In an email to The Informer, Joseph Giddis, director of the D.C. Office of Contracts, said the newspaper was not qualified for the contract to publish ads for unclaimed property because it “serves a specific ethnic group” and therefore “does not meet the requirement of a newspaper of general circulation.” D.C. Mayor Vincent Gray called the decision “ill-informed.”
Washington Informer publisher Denise Rolark Barnes and Attorney Johnny Barnes made the announcement at a press conference held Monday, November 5, in front of One Judiciary Square in North West D.C. Supporters of The Washington Informer - many of whom had showed up to protest after the negative decision in August - returned to express their support for the settlement agreement that declares the Informer a general circulation newspaper and for costs related to preparing for the bid and appeal expenses.
“I am pleased with the OCFO’s decision,” said Washington Informer Publisher Denise Rolark Barnes, “but I am still baffled by the unwarranted decision which got us here in the first place and its negative implications. However, this settlement is not only a win for The Washington Informer, but it will apply to every DC-based newspaper that is a Certified Business Enterprise (CBE) or that serves a target market. That was our purpose for appealing this decision.”
Since 1981, The Washington Informer has published for the District of Columbia Government various advertisements including the Unclaimed Property Advertisements.

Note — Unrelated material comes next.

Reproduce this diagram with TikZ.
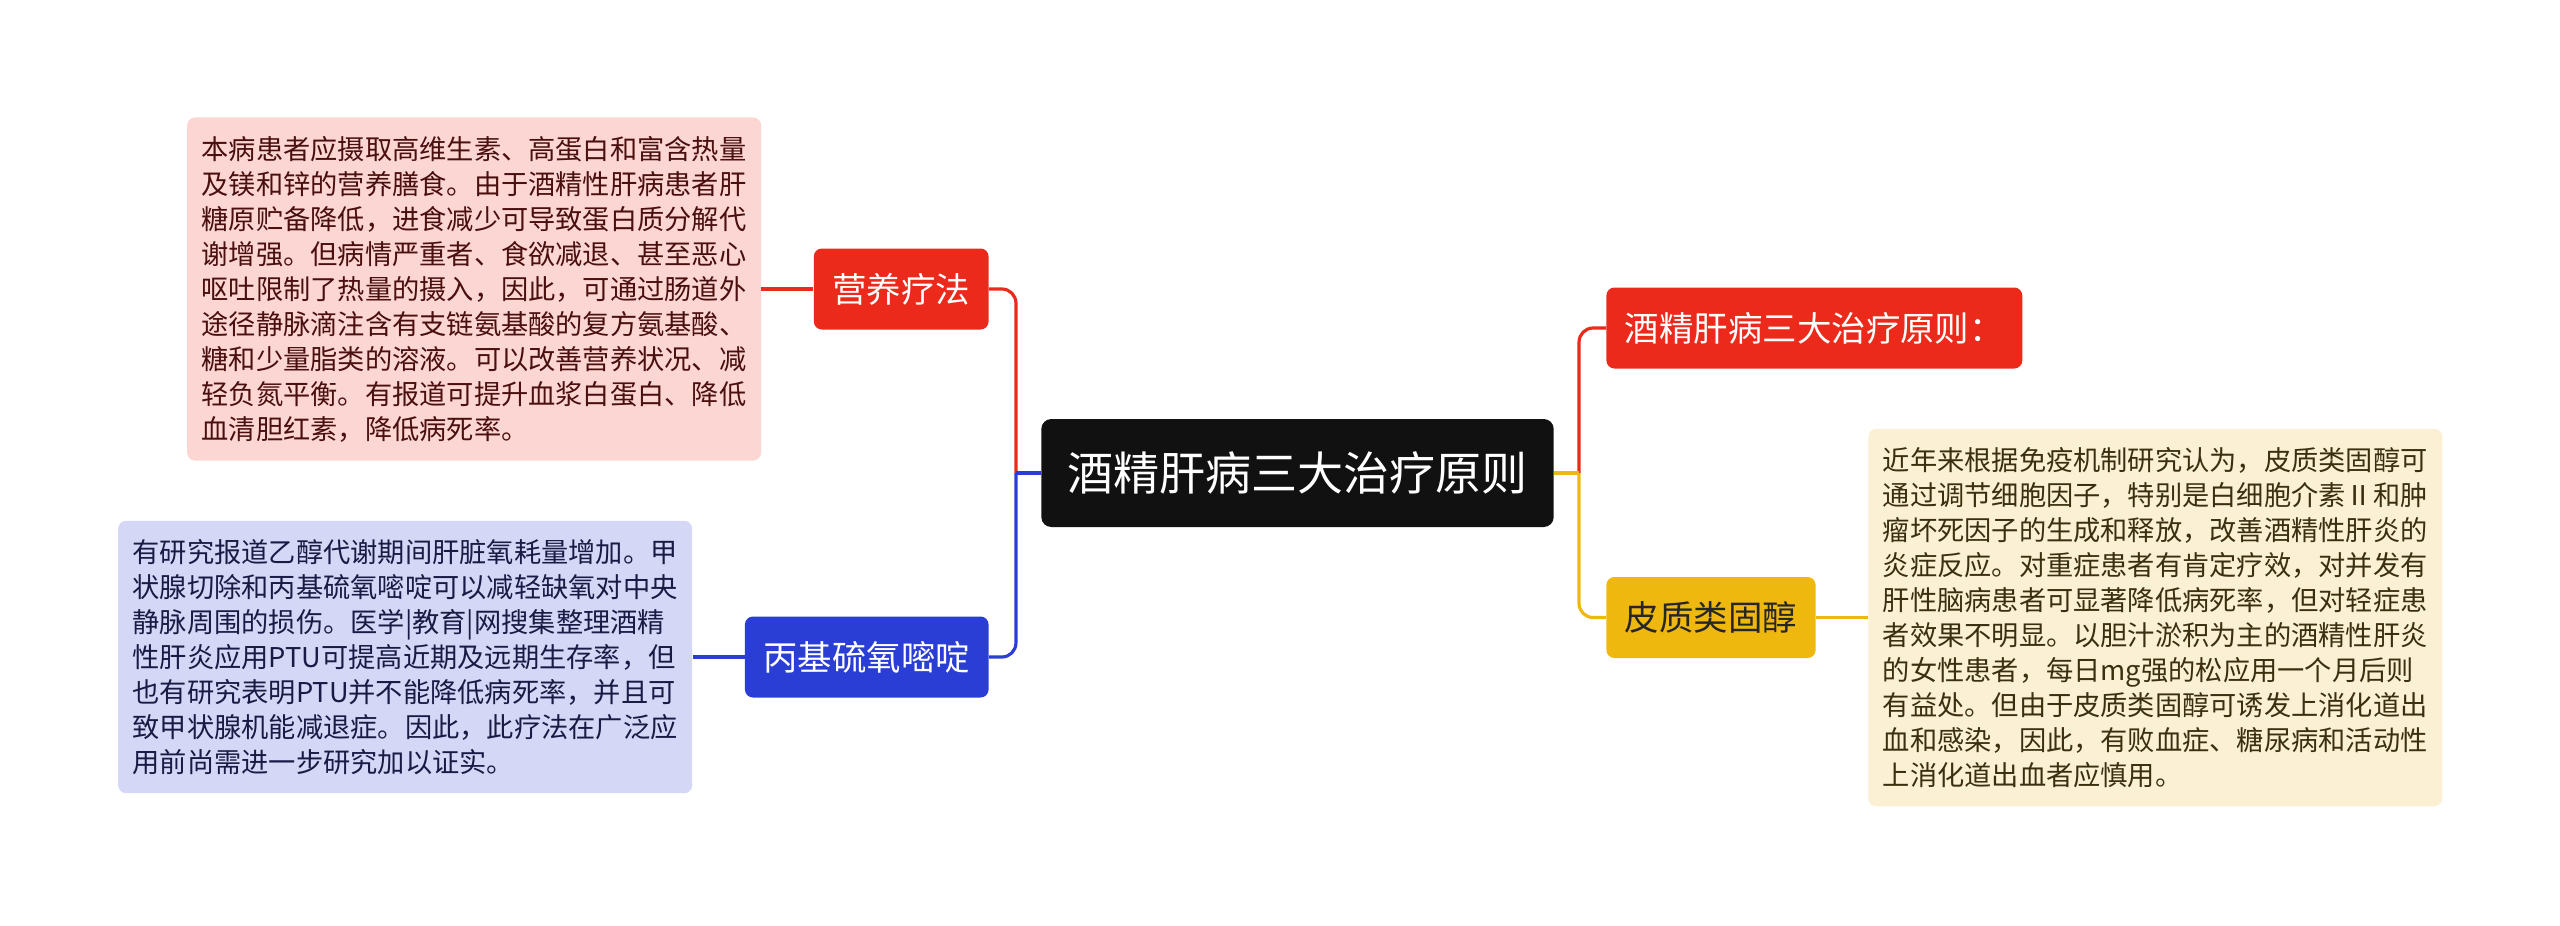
\documentclass[tikz,border=0pt]{standalone}
\usepackage{fontspec}
\setmainfont{Noto Sans CJK SC}
\usetikzlibrary{positioning}

\definecolor{rootfill}{HTML}{111111}
\definecolor{redfill}{HTML}{EB2A1C}
\definecolor{bluefill}{HTML}{2A3DD5}
\definecolor{yellowfill}{HTML}{EFB80F}
\definecolor{pinknote}{HTML}{FCD6D3}
\definecolor{bluenote}{HTML}{D4D8F6}
\definecolor{yellownote}{HTML}{FCF0D4}
\definecolor{pinktext}{HTML}{4A0F0F}
\definecolor{bluetext}{HTML}{191B45}
\definecolor{yellowtext}{HTML}{3A3010}

\begin{document}
\begin{tikzpicture}[node distance = 1.04cm,
  root/.style = {rectangle, rounded corners = 0.2cm, fill = rootfill, text = white,
    font = \fontsize{26.2pt}{31pt}\selectfont, inner xsep = 0.52cm, minimum height = 2.16cm},
  branch/.style = {rectangle, rounded corners = 0.16cm, font = \fontsize{19.6pt}{24pt}\selectfont,
    inner xsep = 0.37cm, minimum height = 1.62cm},
  note/.style = {rectangle, rounded corners = 0.16cm, font = \fontsize{15.5pt}{19.92pt}\selectfont,
    text width = 10.9cm, align = left, inner xsep = 0.29cm, inner ysep = 0.37cm},
  conn/.style = {line width = 1.8pt, rounded corners = 0.28cm}]
  \useasboundingbox (0,0) rectangle (51.2,-18.5);
  \node (root) [root] at (25.95,-9.46) {酒精肝病三大治疗原则};
  \node (nutr)    [branch, fill = redfill, text = white, left = of root, yshift = 3.68cm] {营养疗法};
  \node (ptu)     [branch, fill = bluefill, text = white, left = of root, yshift = -3.68cm] {丙基硫氧嘧啶};
  \node (rules)   [branch, fill = redfill, text = white, right = of root, yshift = 2.9cm] {酒精肝病三大治疗原则：};
  \node (steroid) [branch, fill = yellowfill, text = black!85, right = of root, yshift = -2.89cm] {皮质类固醇};

  \node (nutrnote) [note, fill = pinknote, text = pinktext, left = of nutr] {本病患者应摄取高维生素、高蛋白和富含热量\\
  及镁和锌的营养膳食。由于酒精性肝病患者肝\\
  糖原贮备降低，进食减少可导致蛋白质分解代\\
  谢增强。但病情严重者、食欲减退、甚至恶心\\
  呕吐限制了热量的摄入，因此，可通过肠道外\\
  途径静脉滴注含有支链氨基酸的复方氨基酸、\\
  糖和少量脂类的溶液。可以改善营养状况、减\\
  轻负氮平衡。有报道可提升血浆白蛋白、降低\\
  血清胆红素，降低病死率。};
  \node (ptunote) [note, fill = bluenote, text = bluetext, left = of ptu] {有研究报道乙醇代谢期间肝脏氧耗量增加。甲\\
  状腺切除和丙基硫氧嘧啶可以减轻缺氧对中央\\
  静脉周围的损伤。医学|教育|网搜集整理酒精\\
  性肝炎应用PTU可提高近期及远期生存率，但\\
  也有研究表明PTU并不能降低病死率，并且可\\
  致甲状腺机能减退症。因此，此疗法在广泛应\\
  用前尚需进一步研究加以证实。};
  \node (steroidnote) [note, fill = yellownote, text = yellowtext, right = of steroid] {近年来根据免疫机制研究认为，皮质类固醇可\\
  通过调节细胞因子，特别是白细胞介素{\addfontfeatures{RawFeature=+fwid}Ⅱ}和肿\\
  瘤坏死因子的生成和释放，改善酒精性肝炎的\\
  炎症反应。对重症患者有肯定疗效，对并发有\\
  肝性脑病患者可显著降低病死率，但对轻症患\\
  者效果不明显。以胆汁淤积为主的酒精性肝炎\\
  的女性患者，每日mg强的松应用一个月后则\\
  有益处。但由于皮质类固醇可诱发上消化道出\\
  血和感染，因此，有败血症、糖尿病和活动性\\
  上消化道出血者应慎用。};

  \coordinate [left = 0.5cm of root] (lj);
  \coordinate [right = 0.5cm of root] (rj);

  \draw [conn, redfill]    (lj) |- (nutr);
  \draw [conn, bluefill]   (lj) |- (ptu);
  \draw [conn, bluefill]   (root) -- (lj);
  \draw [conn, redfill]    (rj) |- (rules);
  \draw [conn, yellowfill] (rj) |- (steroid);
  \draw [conn, yellowfill] (root) -- (rj);
  \draw [conn, redfill]    (nutrnote) -- (nutr);
  \draw [conn, bluefill]   (ptunote) -- (ptu);
  \draw [conn, yellowfill] (steroid) -- (steroidnote);
\end{tikzpicture}
\end{document}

It has also published the Tax Sale Advertisement. In September 2009, the Washington Informer published the Unclaimed Property Advertisement and as recently as June 2011, it published the Tax Sale Advertisement.
Attorney Johnny Barnes, who represented The Washington Informer in its protest against the District, called the earlier decision a “subjective judgment wholly inconsistent with the plain language of the governing statute.” At a press conference held three months ago with Washington Informer supporters, Barnes said, “In fact, because the decision has as its foundation the mistaken view that the Washington Informer Newspaper “serves a specific ethnic group,’ the decision could be regarded as discriminatory under the District of Columbia’s Human Rights Law.”
In June, the Office of the Chief Financial Officer, Office of Contracts issued a solicitation bid for the publication of the city’s unclaimed property listing to “a newspaper of general circulation” that is “widely distributed in the District of Columbia.” The Washington Informer responded along with The Washington Times, Washington Post and Washington Examiner.
The $30,000 contract was awarded to The Washington Times.
Rolark-Barnes was informed by email that, “The Washington Informer was found non-responsive based on the fact that the Washington Informer serves a specific ethnic group. It is our view that targeting a specific ethnic group does not meet the requirement of a newspaper of general circulation,” wrote OCFO contractor Joseph Giddis.